Some Like It Hot Review (Classic Write-Up)

Starting with the opening sequence of Some Like It Hot, the film has a palpable sense of assuredness, with no dialogue being used in a car chase scene that utilizes escalation excellently in order to establish the movies primary antagonists and their menacing nature. That assuredness continues throughout the rest of the film, whether it's tackling the backstories of it's characters or the way the film embraces it farcical sensibilities.

I actually was unaware the film would have such a strong presence of farce, namely in the climax of the feature, but it fits well within the plot, which deals with two musicians, Joe (Tony Curtis) and Jerry (Jack Lemmon) who dress up as women so they can join all-female music troop in order to evade mobsters that want the duo dead. Although Google's characterization of farce notes that such works usually deal "crude characterization", I actually liked how the film treated it's most important players in terms of depth.

The movie knows just when to add complexity to it;s characters, while also realizing when restraint is the best approach. The latter tactic is seen in how there's no sob story given for how Joe and Jerry became close pals, which works totally fine; their rapport is so dynamic and engaging, it alone makes it easy to believe the two could be best chums. However, there's actually quite a bit of nuance to Sugar, a singer in the all-female music troop who both Jerry and, most notably, Joe fall for.

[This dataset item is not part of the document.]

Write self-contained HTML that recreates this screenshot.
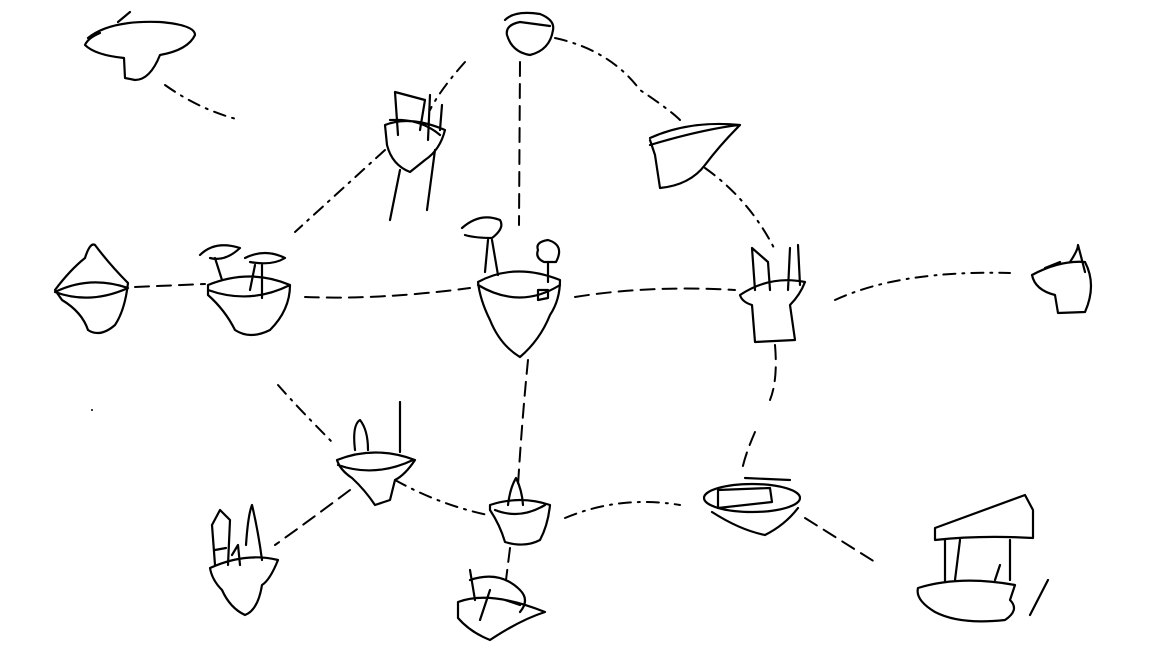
<!DOCTYPE html>
<html><head><meta charset="utf-8"><style>
html,body{margin:0;padding:0;background:#fff;}
svg{display:block}
path,line,ellipse,polyline{fill:none;stroke:#000;stroke-width:2.2;stroke-linecap:round;stroke-linejoin:round}
.d{stroke-dasharray:12 7 2 7;stroke-width:2}
.e{stroke-dasharray:14 8;stroke-width:2}
</style></head><body>
<svg width="1152" height="648" viewBox="0 0 1152 648" xmlns="http://www.w3.org/2000/svg">
<!-- connectors -->
<path class="d" d="M165 85 Q200 110 240 120"/>
<path class="d" d="M555 38 Q610 50 640 90 Q670 110 680 120"/>
<path class="e" d="M520 62 L519 225"/>
<path class="d" d="M465 62 Q440 90 430 110"/>
<path class="d" d="M385 150 Q330 200 295 232"/>
<path class="d" d="M705 168 Q750 200 775 250"/>
<path class="e" d="M135 287 L205 284"/>
<path class="e" d="M305 297 Q380 300 470 288"/>
<path class="e" d="M575 297 Q650 285 735 290"/>
<path class="d" d="M835 300 Q900 270 1010 273"/>
<path class="e" d="M528 360 Q522 420 518 485"/>
<path class="d" d="M278 385 Q300 410 335 445"/>
<path class="d" d="M395 480 Q440 505 488 515"/>
<path class="e" d="M350 490 Q310 520 275 545"/>
<path class="d" d="M565 518 Q620 495 680 505"/>
<path class="e" d="M775 345 Q778 380 770 400"/>
<path class="e" d="M755 432 Q745 455 742 470"/>
<path class="e" d="M805 518 Q840 540 875 562"/>
<path class="e" d="M510 548 L506 580"/>
<!-- 1 top-left -->
<path d="M88 38 Q110 20 160 22 Q195 25 195 35 Q188 50 160 55 Q150 80 135 80 L125 78 L124 58 Q95 55 85 45 Q88 38 100 33 M118 22 L130 12"/>
<!-- 2 top center -->
<path d="M505 20 Q515 10 540 14 Q555 20 553 30 Q550 50 530 55 Q512 52 507 35 Q505 25 520 22 L550 26"/>
<!-- 3 posts island -->
<path d="M385 125 Q410 115 445 130 Q440 150 425 160 L410 172 Q392 165 387 145 Z M390 120 Q420 118 440 135 M395 92 L398 135 M395 92 L425 100 L420 130 M430 95 L428 140 M442 105 L440 130 M400 170 L390 220 M435 150 L427 210"/>
<!-- 4 wedge -->
<path d="M650 138 Q690 120 740 125 Q720 145 705 165 Q690 185 660 188 L655 155 L650 140 M650 145 Q700 130 738 125"/>
<!-- 5 left diamond -->
<path d="M55 290 Q70 270 85 258 Q90 242 95 245 Q110 265 128 283 Q125 310 115 325 Q100 338 88 330 Q82 312 62 300 Z M55 292 Q90 275 128 288 Q90 305 55 292"/>
<!-- 6 -->
<path d="M208 285 Q250 268 290 285 Q290 310 270 330 Q250 340 235 330 Q225 310 208 295 Z M208 290 Q250 305 290 285 M200 255 Q215 240 240 248 Q225 262 210 258 M215 258 L222 280 M245 258 Q265 248 285 258 Q272 266 250 262 M262 265 L262 298 M255 265 L250 290"/>
<!-- 7 center -->
<path d="M478 282 Q515 262 560 280 Q560 300 550 315 Q540 340 520 357 Q500 345 490 320 Q480 300 478 282 Z M478 285 Q520 310 560 285 M462 228 Q480 212 500 220 Q505 228 492 238 Q475 238 465 235 M488 240 L485 272 M492 240 L498 275 M538 250 Q535 242 548 240 Q565 245 556 262 L544 262 Q535 258 538 250 M548 262 L548 282 M538 290 L538 300 L548 298 L548 290 Z"/>
<!-- 8 -->
<path d="M740 295 Q770 275 805 282 Q800 295 790 305 L795 340 L755 342 L752 305 Q742 302 740 295 Z M752 248 L755 290 M752 248 L768 262 L770 290 M790 248 L788 290 M798 245 L800 285"/>
<!-- 9 right -->
<path d="M1032 275 Q1060 260 1085 262 Q1097 285 1085 312 L1058 313 L1055 295 Q1035 290 1032 275 Z M1045 268 L1060 262 M1070 262 Q1078 250 1078 245 Q1082 260 1085 272"/>
<!-- 10 -->
<path d="M337 460 Q375 445 415 460 Q405 475 395 480 L390 500 L375 505 Q365 490 352 478 Q340 470 337 460 Z M338 465 Q375 478 413 460 M355 450 Q352 425 360 420 Q368 430 368 450 M400 402 L400 452"/>
<!-- 11 -->
<path d="M490 505 Q520 495 550 505 Q548 525 540 540 Q525 548 505 542 Q500 525 490 510 Z M495 510 Q520 520 545 505 M508 505 Q510 488 516 478 Q522 490 523 505"/>
<!-- 12 -->
<ellipse cx="752" cy="498" rx="48" ry="14"/>
<path d="M718 490 L770 488 L772 502 L718 508 Z M712 512 Q740 530 765 535 Q785 525 798 508 M745 478 L790 480"/>
<!-- 13 -->
<path d="M210 568 Q245 552 278 560 Q270 580 262 585 Q258 610 245 615 Q230 608 222 590 Q212 580 210 568 Z M212 525 L220 510 L230 520 L228 565 M212 525 L215 565 M215 550 L226 548 M246 545 Q248 515 252 505 Q258 530 262 560 M232 555 L238 545 L240 565"/>
<!-- 14 -->
<path d="M458 602 Q490 590 545 612 Q520 620 490 640 Q470 632 458 618 Z M470 570 L475 600 M470 580 Q500 570 520 590 Q530 600 520 612 M490 590 L480 620 M505 600 L520 605"/>
<!-- 15 -->
<path d="M918 588 Q960 575 1015 585 L1010 600 Q1020 610 1005 620 Q960 625 935 612 Q915 600 918 588 Z M935 528 L1025 495 L1033 510 L1033 538 Q980 535 935 540 Z M945 540 L945 582 M960 540 L955 580 M1010 540 L1010 580 M1048 580 L1030 615 M995 580 L1000 565"/>
<circle cx="92" cy="410" r="1" fill="#000"/>
</svg>
</body></html>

This specific personality is played by the legendary Marilyn Monroe, who manages to sell a tragic backstory (she hasn't had a good track record with relationships and her father doesn't approve of her music career) while acing the delivery of several comedic lines. Actually, speaking of lines, I found the dialogue of this motion picture to be surprisingly entertaining, with even the most mundane conversations being spiced with clever word choices and subtle, yet impactful, details.

Truth be told, there's countless of elements of Some Like It Hot (specifically, these are elements that are subdued yet manage to leave an impression on the viewer) that follow a similar model that managed to help make it such an enjoyable experience. The world that the film depicts is one that thrives on lovable lunacy, and I found it to be an irresistible charmer depicting some of the most well known actors ever known to cinema paired with a story that never runs short on wit and delight.